Absolutely correct, I missed that one (the Tab key). The difference being that Word encourages such behavior, because it “looks right” (and prints that way, but Tab is not a layout choice, it’s a typewriter remnant simulating indents).
Hurrah! Success. Thank you so much for making it clear with examples. That really helped. I wasn’t using the first line indent on the first line of the second para because I thought the first line indent informed only the first line of the whole doc. I get it now. Before, I was forcing the whole doc to inherit the indent values of the first para instead of the second. I still can’t work the short cut (my brain is now frazzled), but much happier that my text looks as I want it to and It’s not too much of a faff to do it in format. Thanks again and also to everyone else who took the time to reply. It’s a good feeling to know there is help out there if I need it (sure I will).
That’s interesting. I’ve been a journalist and editor for 30 years (starting out on typewriters) and my typing is so ingrained (and the tab key so integral to how I write), that I have never considered the technical side of how word processing is different from other programmes. Thanks.
Thanks for taking the time to reply Mark.
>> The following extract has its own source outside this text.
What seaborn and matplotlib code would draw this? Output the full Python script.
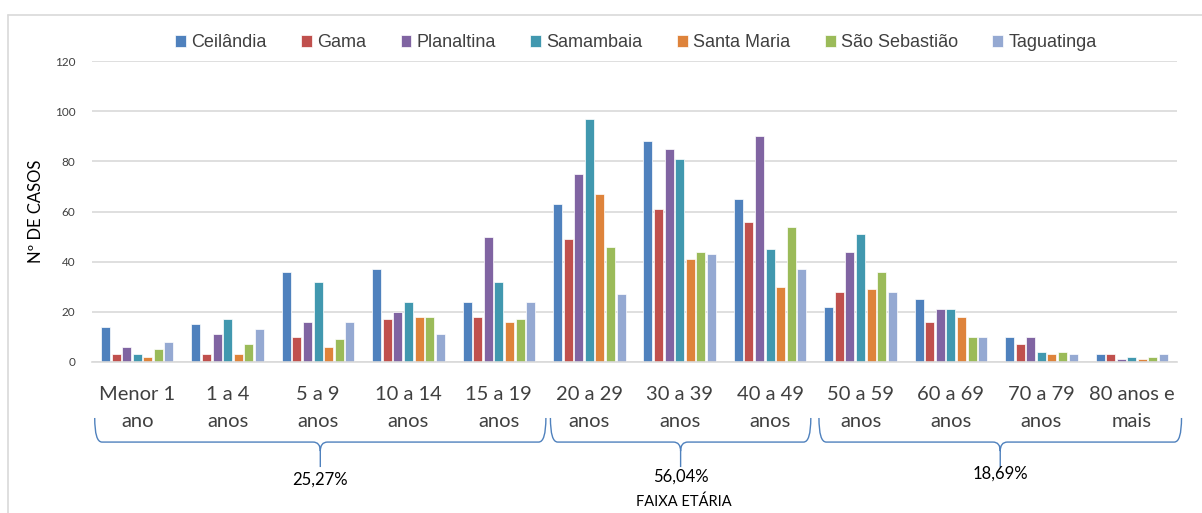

Pretty sure another program snatches it from Scrivener. Usual culprits: Basically everything living in the menu status bar area, like windows manager utilities (Magnet, Rectangle), etc. Quitting such apps one by one until the shortcut works should hint to the perpetrator.
What’s even more confusing is that Scrivener isn’t really a word processor, or at least a WYSIWYG word processor like Word (although it processes words, lots of them), rather a writing software. I know. Headache.
I’ll find the shortcut thief. Less of a headache with your advice. Thanks again.
I also used, and still use my Smith Corona portable, typewriters. Tabs with most writing computer programs that I’ve run across use the TAB key just like used in typewriters. On both, there are TAB-Stops set. Then, inside a paragraph, on each press of the TAB key the cursor goes to the next tab stop.
In Scrivener, Word, et. al., see the tab stops settings in the Ruler. There is a menu also that you can manage tab stops.